Hardly anyone is sacrificing their health and lives for an employer. They are
doing it for the money and hopefully insurance.

------
thrownawayinusa
I'm burnedout because I'm bored.

I'm not a dev, I'm closer to a BI Analyst if anything. What I do is the
epitome of bullshit jobs. The company would be wildly profitable if I just
stopped showing up. Yet my reviews and feedback are always glowing even if I
do 1 'thing' a week, and yeah 6 months down the line some finding I put into
motion results in some marginal change somewhere. It's hard to feel the
motivation to do more when the output feels irrelevant.

I'd leave, but it'd be hard to match the benefits, salary, and work/life
balance in my region. I know I need to change though because my skills are
atrophying due to the ennui.

------
esotericn
As a European (for now, oho) this doesn't surprise me at all.

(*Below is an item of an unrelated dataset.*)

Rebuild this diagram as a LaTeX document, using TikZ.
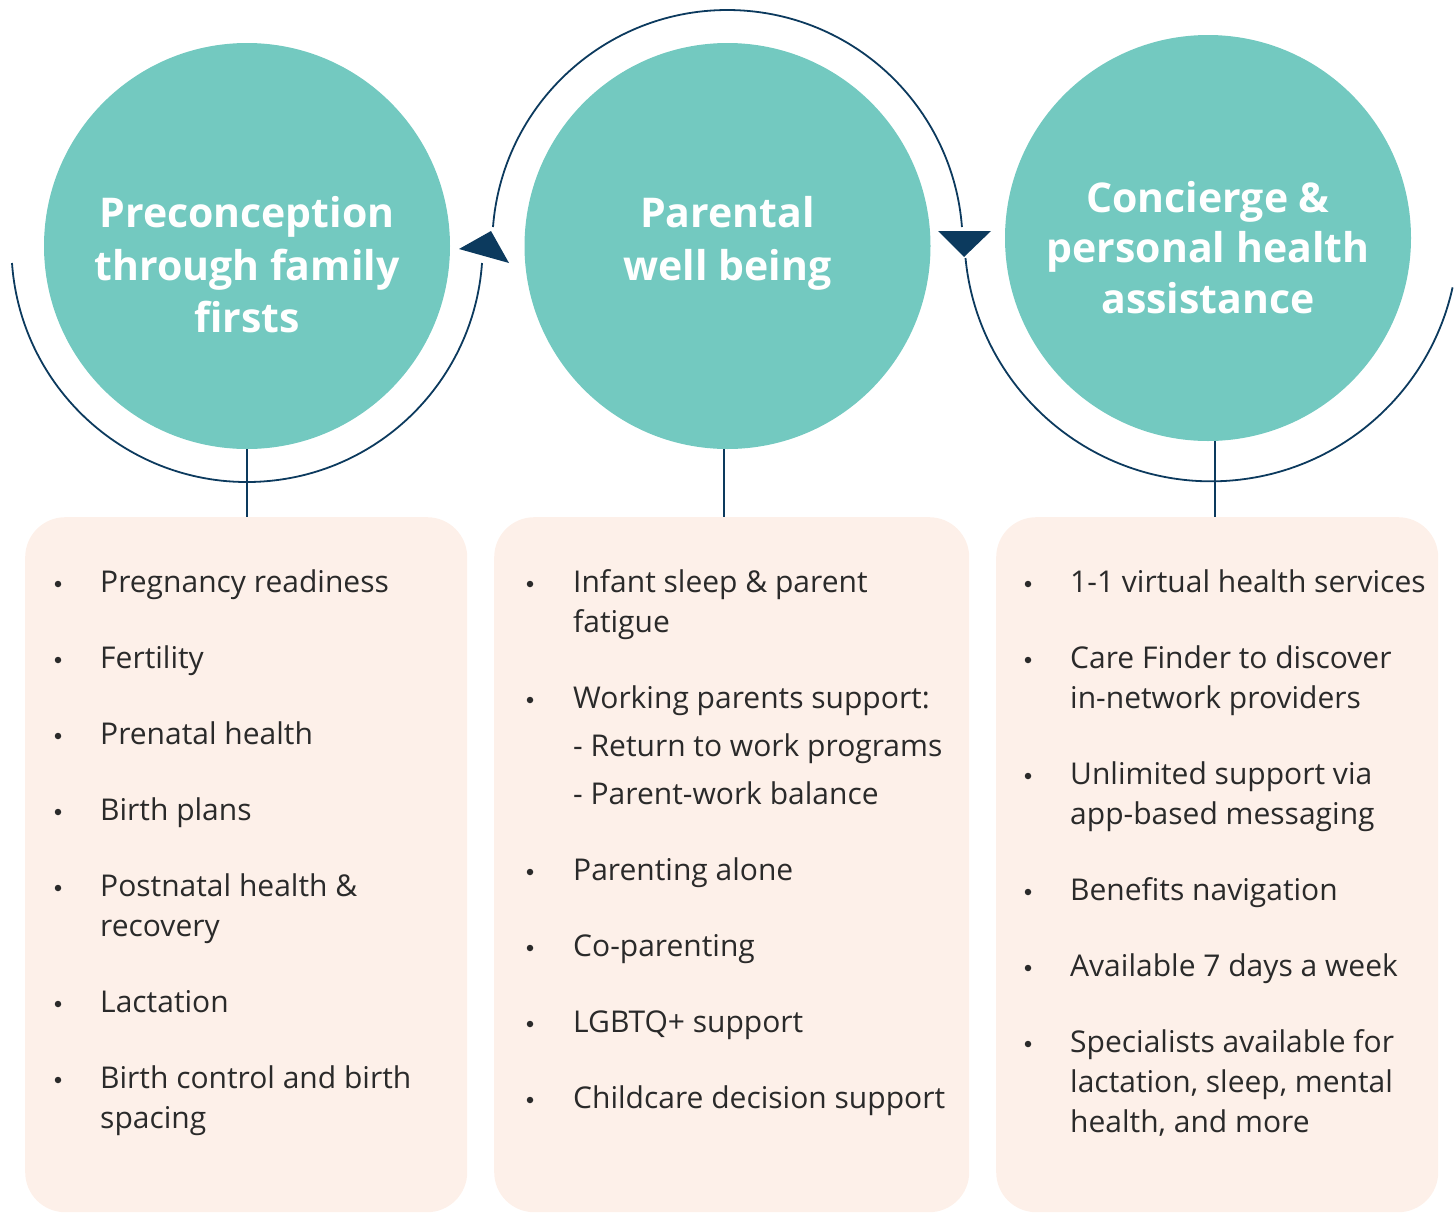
\documentclass[tikz,border=0pt]{standalone}
\usepackage{fontspec}
\setmainfont{Open Sans}
\definecolor{tealc}{HTML}{73C9C0}
\definecolor{navyc}{HTML}{0C3A5E}
\definecolor{peachc}{HTML}{FDF0E9}
\definecolor{textc}{HTML}{2A2A2A}
\begin{document}
\begin{tikzpicture}[x=1pt,y=-1pt,
  circ/.style={circle,fill=tealc,minimum size=406pt,inner sep=0pt},
  box/.style={rectangle,fill=peachc,rounded corners=40pt,anchor=north west,inner sep=0pt},
  ttl/.style={anchor=base,text=white,font=\fontsize{41}{50}\selectfont\bfseries,inner sep=0pt},
  item/.style={anchor=base west,text=textc,font=\fontsize{30}{34}\selectfont,inner sep=0pt},
  bul/.style={circle,fill=textc,minimum size=6.5pt,inner sep=0pt},
  ring/.style={draw=navyc,line width=1.8pt},
  conn/.style={draw=navyc,line width=2.6pt},
  head/.style={fill=navyc}]
\useasboundingbox (0,0) rectangle (1454,1213);
% circles
\node[circ] (c1) at (247,246) {};
\node[circ] (c2) at (727.5,246) {};
\node[circ] (c3) at (1208,238) {};
% titles
\node[ttl] (c1t1) at (247,227) {Preconception};
\node[ttl] (c1t2) at (247,280) {through family};
\node[ttl] (c1t3) at (247,332) {firsts};
\node[ttl] (c2t1) at (727.5,227) {Parental};
\node[ttl] (c2t2) at (727.5,280) {well being};
\node[ttl] (c3t1) at (1208,212) {Concierge \&};
\node[ttl] (c3t2) at (1208,262) {personal health};
\node[ttl] (c3t3) at (1208,313) {assistance};
% rings
\draw[ring] (12,263) arc[start angle=175.96,end angle=4.04,radius=235.6];
\draw[ring] (493,227) arc[start angle=184.44,end angle=355.56,radius=235.2];
\draw[ring] (965.5,258) arc[start angle=174.5,end angle=12.4,radius=247];
% arrow heads
\coordinate (h1a) at (491,231);
\coordinate (h1b) at (459,249);
\coordinate (h1c) at (509,263);
\coordinate (h2a) at (938,231);
\coordinate (h2b) at (991,231);
\coordinate (h2c) at (964,257);
\fill[head] (h1a) -- (h1b) -- (h1c) -- cycle;
\fill[head] (h2a) -- (h2b) -- (h2c) -- cycle;
% boxes
\node[box,minimum width=442pt,minimum height=695pt] (b1) at (25,517) {};
\node[box,minimum width=475pt,minimum height=695pt] (b2) at (494,517) {};
\node[box,minimum width=442pt,minimum height=695pt] (b3) at (996,517) {};
% connectors
\draw[conn] (c1.south) -- (c1.south |- b1.north);
\draw[conn] (724,449) -- (724,517);
\draw[conn] (1215,441) -- (1215,517);
% box 1
\foreach \i/\y in {1/584,2/660,3/736,4/812,5/888,6/1004,7/1080}
  \node[bul] (b1d\i) at (58,\y) {};
\node[item] (b1l1) at (100,592) {Pregnancy readiness};
\node[item] (b1l2) at (100,668) {Fertility};
\node[item] (b1l3) at (100,744) {Prenatal health};
\node[item] (b1l4) at (100,820) {Birth plans};
\node[item] (b1l5) at (100,896) {Postnatal health \&};
\node[item] (b1l6) at (100,936) {recovery};
\node[item] (b1l7) at (100,1012) {Lactation};
\node[item] (b1l8) at (100,1088) {Birth control and birth};
\node[item] (b1l9) at (100,1128) {spacing};
% box 2
\foreach \i/\y in {1/584,2/700,3/872,4/948,5/1024,6/1100}
  \node[bul] (b2d\i) at (530,\y) {};
\node[item] (b2l1) at (573,592) {Infant sleep \& parent};
\node[item] (b2l2) at (573,632) {fatigue};
\node[item] (b2l3) at (573,708) {Working parents support:};
\node[item] (b2l4) at (573,756) {- Return to work programs};
\node[item] (b2l5) at (573,804) {- Parent-work balance};
\node[item] (b2l6) at (573,880) {Parenting alone};
\node[item] (b2l7) at (573,956) {Co-parenting};
\node[item] (b2l8) at (573,1032) {LGBTQ+ support};
\node[item] (b2l9) at (573,1108) {Childcare decision support};
% box 3
\foreach \i/\y in {1/584,2/660,3/776,4/892,5/968,6/1044}
  \node[bul] (b3d\i) at (1028,\y) {};
\node[item] (b3l1) at (1070,592) {1-1 virtual health services};
\node[item] (b3l2) at (1070,668) {Care Finder to discover};
\node[item] (b3l3) at (1070,708) {in-network providers};
\node[item] (b3l4) at (1070,784) {Unlimited support via};
\node[item] (b3l5) at (1070,824) {app-based messaging};
\node[item] (b3l6) at (1070,900) {Benefits navigation};
\node[item] (b3l7) at (1070,976) {Available 7 days a week};
\node[item] (b3l8) at (1070,1052) {Specialists available for};
\node[item] (b3l9) at (1070,1092) {lactation, sleep, mental};
\node[item] (b3l10) at (1070,1132) {health, and more};
\end{tikzpicture}
\end{document}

American working
patterns are bonkers.

You guys have this concept of 'vacation' which well, isn't.

15 days or whatever per year pretty much all just must either get banked for
emergencies, admin, or maybe that one Mega Holiday where you fly across the
world and spend a week or whatever trying to forget your life.

I don't get it at all. It might make sense if you're a founder or whatever and
you love your job. Most people are working to live, but there is no "live",
because there's no time that isn't work.

I'd rather be homeless. Can I choose to be homeless in Europe instead tho? ;)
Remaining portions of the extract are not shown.